Vinay Menon, Toronto Star --- That’s right. Hockey has gotten downright boring.Reading this article, I can relate. This year during the 2016 Stanely Cup Playoffs I found myself watching Netflix instead of some of the series. I told a buddy of mine that the matchup between the Lightning and the Penguins was the best series of the 2106 Stanley Cup Playoffs. In my humble opinion, the second best series was between the Capitals and the Penguins.
This season that just ended in triumph for the Pittsburgh Penguins will be remembered by many Canadians as the season they forgot about hockey and didn’t miss it one bit. Yes, our national mediocrity — this was the first season no Canadian team earned a spot in the playoffs since 1970 — did much to torch our enthusiasm.

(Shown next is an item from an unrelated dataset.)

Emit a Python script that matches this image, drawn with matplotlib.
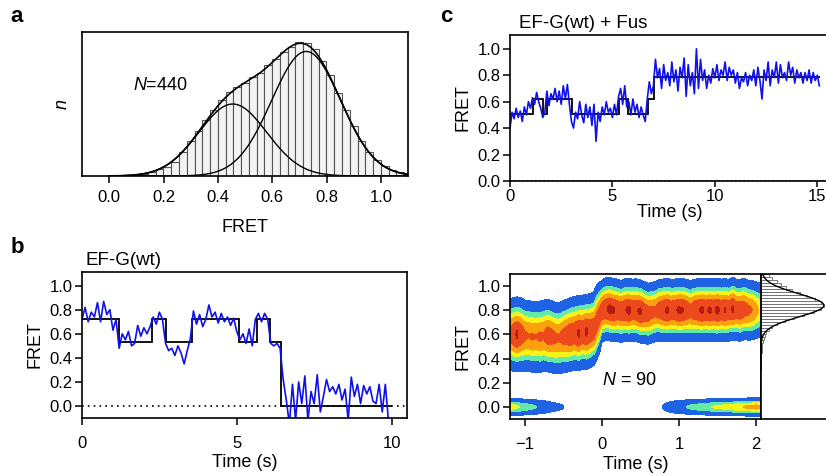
"""
smFRET figure: histogram (a), single traces (b, c) and post-synchronized density (d)
"""

import numpy as np
import matplotlib
matplotlib.use("Agg")
import matplotlib.pyplot as plt

plt.rcParams['font.family'] = 'Liberation Sans'
plt.rcParams['mathtext.fontset'] = 'custom'
plt.rcParams['mathtext.rm'] = 'Liberation Sans'
plt.rcParams['mathtext.it'] = 'Liberation Sans:italic'

W, H = 826, 476
BLUE = '#1010e8'

# ---- panel a : FRET histogram with two-gaussian fit
hist_a_bin = 1 / 35
hist_a_counts = [0.000, 0.002, 0.004, 0.009, 0.017, 0.030, 0.050, 0.065, 0.100, 0.165,
                 0.245, 0.310, 0.390, 0.460, 0.530, 0.580, 0.620, 0.646, 0.690, 0.715,
                 0.770, 0.815, 0.860, 0.895, 0.930, 0.925, 0.880, 0.800, 0.700, 0.575,
                 0.460, 0.345, 0.245, 0.170, 0.110, 0.070, 0.040, 0.025, 0.012]
fit_a_amp = [0.50, 0.865]
fit_a_mean = [0.455, 0.725]
fit_a_sigma = [0.125, 0.127]

# ---- panel b : EF-G(wt) trace
trace_b_dt = 0.1
trace_b = [0.72, 0.82, 0.70, 0.78, 0.74, 0.86, 0.70, 0.87, 0.76, 0.80,
           0.63, 0.72, 0.48, 0.60, 0.55, 0.62, 0.50, 0.52, 0.67, 0.58,
           0.65, 0.60, 0.66, 0.74, 0.68, 0.78, 0.72, 0.52, 0.46, 0.48,
           0.42, 0.50, 0.44, 0.35, 0.46, 0.56, 0.79, 0.68, 0.76, 0.66,
           0.72, 0.84, 0.74, 0.78, 0.69, 0.77, 0.70, 0.74, 0.67, 0.73,
           0.62, 0.55, 0.60, 0.52, 0.64, 0.50, 0.72, 0.77, 0.70, 0.77,
           0.72, 0.52, 0.50, 0.52, 0.48, 0.22, 0.05, -0.15, 0.18, -0.12,
           0.20, 0.02, 0.25, -0.12, 0.12, 0.02, 0.26, -0.05, 0.08, 0.22,
           0.12, 0.16, 0.10, 0.18, 0.05, 0.14, -0.12, 0.24, 0.08, 0.18,
           0.02, 0.17, 0.10, 0.16, 0.04, 0.02, 0.18, -0.05, 0.18, -0.12]
steps_b_edges = [0, 1.2, 2.25, 2.72, 3.55, 5.06, 5.65, 6.06, 6.44, 10.0]
steps_b_level = [0.72, 0.53, 0.72, 0.53, 0.72, 0.53, 0.72, 0.53, 0.0]

# ---- panel c : EF-G(wt) + Fus trace
trace_c_dt = 0.1
trace_c = [0.40, 0.52, 0.47, 0.55, 0.48, 0.53, 0.45, 0.56, 0.50, 0.60, 0.55,
           0.63, 0.58, 0.67, 0.60, 0.55,
           0.48, 0.52,
           0.68, 0.57, 0.66, 0.62, 0.70, 0.60, 0.68, 0.58, 0.72, 0.62, 0.73, 0.58,
           0.45, 0.40, 0.52, 0.47, 0.60, 0.50, 0.44, 0.58, 0.48, 0.56, 0.42, 0.58,
           0.30, 0.52, 0.45, 0.56, 0.50, 0.60, 0.52, 0.55, 0.48, 0.58, 0.50,
           0.64, 0.70, 0.58, 0.72, 0.56,
           0.60, 0.50, 0.62, 0.52, 0.58, 0.48, 0.56, 0.50, 0.45,
           0.62, 0.75, 0.66,
           0.72, 0.92, 0.78, 0.85, 0.70, 0.88, 0.76, 0.82, 0.72, 0.90,
           0.75, 0.84, 0.68, 0.86, 0.78, 0.93, 0.64, 0.88, 0.72, 0.82,
           0.66, 1.00, 0.70, 0.92, 0.76, 0.84, 0.70, 0.80, 0.74, 0.85,
           0.78, 0.88, 0.76, 0.84, 0.80, 0.90, 0.76, 0.86, 0.80, 0.84,
           0.74, 0.82, 0.70, 0.78, 0.75, 0.82, 0.72, 0.80, 0.76, 0.84,
           0.72, 0.86, 0.76, 0.62, 0.84, 0.76, 0.90, 0.72, 0.84, 0.78,
           0.90, 0.74, 0.88, 0.78, 0.82, 0.76, 0.90, 0.80, 0.86, 0.74,
           0.84, 0.78, 0.82, 0.74, 0.82, 0.76, 0.84, 0.74, 0.82, 0.76,
           0.80, 0.72]
steps_c_edges = [0, 1.14, 1.63, 1.82, 3.05, 5.3, 5.75, 6.73, 7.04, 15.15]
steps_c_level = [0.51, 0.62, 0.51, 0.62, 0.51, 0.62, 0.51, 0.62, 0.79]

# ---- panel d : post-synchronized FRET density, one column every 0.05 s from -1.2 s
dens_t0 = -1.2
dens_dt = 0.05
band_amp = [0.80, 0.95, 1.10, 0.95, 0.80, 0.76, 0.78, 0.76, 0.80, 0.78,
            0.90, 0.86, 0.80, 0.78, 0.86, 0.92, 0.98, 0.96, 1.10, 0.98,
            1.10, 1.00, 0.95, 0.92,
            0.95, 1.02, 1.12, 1.10, 1.00, 0.98, 1.04, 1.12, 1.00, 1.04,
            1.10, 0.98, 0.90, 0.84, 0.82, 0.94, 1.02, 1.10, 0.98, 1.02,
            1.10, 1.08, 0.96, 0.86, 0.98, 1.04, 1.10, 1.02, 1.10, 1.02,
            1.12, 1.00, 1.08, 0.96, 1.10, 0.92, 0.98, 0.90, 0.82, 0.76,
            0.60, 0.48]
band_center = [0.60, 0.60, 0.60, 0.60, 0.59, 0.59, 0.58, 0.58, 0.58, 0.59,
               0.59, 0.58, 0.57, 0.57, 0.58, 0.59, 0.60, 0.61, 0.61, 0.62,
               0.62, 0.63, 0.65, 0.72,
               0.79, 0.81, 0.81, 0.80, 0.80, 0.79, 0.80, 0.80, 0.80, 0.80,
               0.79, 0.78, 0.77, 0.78, 0.79, 0.80, 0.80, 0.80, 0.80, 0.80,
               0.80, 0.80, 0.80, 0.79, 0.80, 0.80, 0.80, 0.80, 0.80, 0.80,
               0.80, 0.80, 0.80, 0.80, 0.81, 0.80, 0.80, 0.81, 0.80, 0.80,
               0.80, 0.80]
zero_amp = [0.45, 0.42, 0.38, 0.35, 0.32, 0.28, 0.25, 0.22, 0.19, 0.16,
            0.13, 0.10, 0.08, 0.065, 0.055, 0.03, 0.0, 0.0, 0.0, 0.0,
            0.0, 0.0, 0.0, 0.0,
            0.0, 0.0, 0.0, 0.0, 0.0, 0.0, 0.0, 0.0, 0.0, 0.0,
            0.0, 0.0, 0.0, 0.0, 0.0, 0.03, 0.06, 0.09, 0.12, 0.15,
            0.18, 0.20, 0.22, 0.25, 0.27, 0.29, 0.31, 0.33, 0.35, 0.37,
            0.38, 0.40, 0.42, 0.44, 0.46, 0.48, 0.50, 0.54, 0.56, 0.58,
            0.60, 0.58]
band_sigma_before = 0.125
band_sigma_after = 0.105
zero_sigma = 0.034
dens_levels = [0.05, 0.22, 0.36, 0.53, 0.76, 1.06, 5.0]
dens_colors = ['#1f62e4', '#62eaa6', '#f6f21a', '#fba10e', '#ec4a1c', '#b51a14']

# side histogram of panel d (0.025 bins from 0.45)
side_bin = 0.025
side_edges0 = 0.45
side_counts = [0.01, 0.02, 0.02, 0.03, 0.04, 0.06, 0.08, 0.12, 0.17, 0.25,
               0.38, 0.52, 0.68, 0.85, 0.95, 1.00, 0.96, 0.86, 0.74, 0.62,
               0.50, 0.40, 0.32, 0.25, 0.18, 0.12]
side_fit_mean = 0.84
side_fit_sigma = 0.095

TICK = 12
LABEL = 13


def px_axes(fig, left, top, right, bottom):
    """
    Add an axes given its box in pixels of the final image
    """
    return fig.add_axes([left / W, 1 - bottom / H, (right - left) / W, (bottom - top) / H])


def style(ax, xpad=5):
    for sp in ax.spines.values():
        sp.set_linewidth(1.2)
    ax.tick_params(direction='out', length=5, width=1.1, labelsize=TICK)
    ax.tick_params(axis='y', pad=2)
    ax.tick_params(axis='x', pad=xpad)


def fret_ticks(ax):
    ax.set_yticks([0, 0.2, 0.4, 0.6, 0.8, 1.0])
    ax.set_yticklabels(['0.0', '0.2', '0.4', '0.6', '0.8', '1.0'])


def panel_a(fig):
    ax = px_axes(fig, 82, 32, 408, 176)
    style(ax, xpad=5)
    edges = np.arange(len(hist_a_counts)) * hist_a_bin
    ax.bar(edges, hist_a_counts, width=hist_a_bin, align='edge',
           color='#f3f3f3', edgecolor='#555555', linewidth=0.8)
    x = np.linspace(0, 1.1, 400)
    total = np.zeros_like(x)
    for a, m, s in zip(fit_a_amp, fit_a_mean, fit_a_sigma):
        g = a * np.exp(-(x - m) ** 2 / (2 * s ** 2))
        total += g
        ax.plot(x, g, color='black', lw=1)
    ax.plot(x, total, color='black', lw=1.2)
    ax.set_xlim(-0.1, 1.1)
    ax.set_ylim(0, 1.0)
    ax.set_xticks([0.0, 0.2, 0.4, 0.6, 0.8, 1.0])
    ax.set_xticklabels(['0.0', '0.2', '0.4', '0.6', '0.8', '1.0'])
    ax.set_yticks([])
    ax.set_xlabel('FRET', fontsize=LABEL, labelpad=10)
    ax.set_ylabel('n', fontsize=LABEL, style='italic', labelpad=8)
    ax.text(0.088, 0.597, '$N$=440', fontsize=LABEL)


def panel_b(fig):
    ax = px_axes(fig, 82, 272, 407, 418)
    style(ax, xpad=8)
    t = np.arange(len(trace_b)) * trace_b_dt
    ax.axhline(0, color='black', ls=(0, (1, 2.5)), lw=1.2)
    ax.plot(t, trace_b, color=BLUE, lw=1.2)
    ax.stairs(steps_b_level, steps_b_edges, color='black', lw=1.3, baseline=None)
    ax.set_xlim(0, 10.5)
    ax.set_ylim(-0.1, 1.114)
    ax.set_xticks([0, 5, 10])
    fret_ticks(ax)
    ax.set_xlabel('Time (s)', fontsize=LABEL, labelpad=2)
    ax.set_ylabel('FRET', fontsize=LABEL, labelpad=4)
    ax.set_title('EF-G(wt)', fontsize=13.5, loc='left', pad=5, x=0.012)


def panel_c(fig):
    ax = px_axes(fig, 510, 35, 830, 181)
    style(ax, xpad=2)
    ax.tick_params(axis='x', length=4)
    t = np.arange(len(trace_c)) * trace_c_dt
    ax.axhline(0, color='black', ls=(0, (1, 1.5)), lw=1.2)
    ax.plot(t, trace_c, color=BLUE, lw=1.2)
    ax.stairs(steps_c_level, steps_c_edges, color='black', lw=1.3, baseline=None)
    ax.set_xlim(0, 15.62)
    ax.set_ylim(0, 1.104)
    ax.set_xticks([0, 5, 10, 15])
    fret_ticks(ax)
    ax.set_xlabel('Time (s)', fontsize=LABEL, labelpad=0)
    ax.set_ylabel('FRET', fontsize=LABEL, labelpad=4)
    ax.set_title('EF-G(wt) + Fus', fontsize=13.5, loc='left', pad=5, x=0.028)


def panel_d(fig):
    ax = px_axes(fig, 510, 274, 761, 419)
    style(ax, xpad=8)
    t = dens_t0 + np.arange(len(band_amp)) * dens_dt
    f = np.linspace(-0.12, 1.12, 300)
    T, F = np.meshgrid(t, f)
    sig = np.where(t < -0.02, band_sigma_before, band_sigma_after)
    Z = (np.array(band_amp) * np.exp(-(F - np.array(band_center)) ** 2 / (2 * sig ** 2))
         + np.array(zero_amp) * np.exp(-F ** 2 / (2 * zero_sigma ** 2)))
    ax.contourf(T, F, Z, levels=dens_levels, colors=dens_colors)
    ax.set_xlim(-1.19, 2.065)
    ax.set_ylim(-0.099, 1.099)
    ax.set_xticks([-1, 0, 1, 2])
    fret_ticks(ax)
    ax.set_xlabel('Time (s)', fontsize=LABEL, labelpad=3)
    ax.set_ylabel('FRET', fontsize=LABEL, labelpad=4)
    ax.text(0.0, 0.184, '$N$ = 90', fontsize=LABEL)

    side = px_axes(fig, 761, 274, 832, 419)
    style(side)
    y0 = side_edges0 + np.arange(len(side_counts)) * side_bin
    side.barh(y0, side_counts, height=side_bin, align='edge',
              color='white', edgecolor='#666666', linewidth=0.6)
    y = np.linspace(0.3, 1.1, 300)
    side.plot(np.exp(-(y - side_fit_mean) ** 2 / (2 * side_fit_sigma ** 2)), y,
              color='black', lw=1)
    side.set_xlim(0, 1.13)
    side.set_ylim(-0.099, 1.099)
    side.set_xticks([])
    side.set_yticks([])


def main():
    fig = plt.figure(figsize=(W / 100, H / 100), dpi=100)
    panel_a(fig)
    panel_b(fig)
    panel_c(fig)
    panel_d(fig)
    fig.text(10 / W, 1 - 22 / H, 'a', fontsize=16, fontweight='bold')
    fig.text(11 / W, 1 - 253 / H, 'b', fontsize=16, fontweight='bold')
    fig.text(440 / W, 1 - 22 / H, 'c', fontsize=16, fontweight='bold')
    fig.savefig('out.png', dpi=100)


if __name__ == "__main__":
    main()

But the slow melting started years ago.
Forget who hosts on TV. The underlying apathy and malaise of who watches is what stakeholders should be scrutinizing through their corporate visors. Is the problem league overexpansion? Is it NHL Commissioner Gary Bettman’s remarkable capacity to be the most grating executive in any professional league? Is it on-ice changes?
Also, during this year's Stanley Cup Playoffs, there were no villains, no players to despise. There were no real controversies. I found the playoffs to be very vanilla and at times very boring. There were no Kings, no Blackhawks after the first round. No players that you could vilify. For the first time in a very long time, there were no Canadian teams. Not one. There were no players like Alex Burrows or Brad Marchand to hate on. I thought the playoffs were very B-O-R-I-N-G.
To be honest with you, I am glad that the 2015-16 NHL season is over. After watching the hometown seal the deal for the first time in 16 years, I was emotionally drained. Nothing could compare to the UND's title drive. When the Wild took a dive in the first round, I basically lost interest. When the last UND alum was eliminated from the playoffs, I checked out. there was nothing there to keep my attention. So, again, I can relate with the Canadians.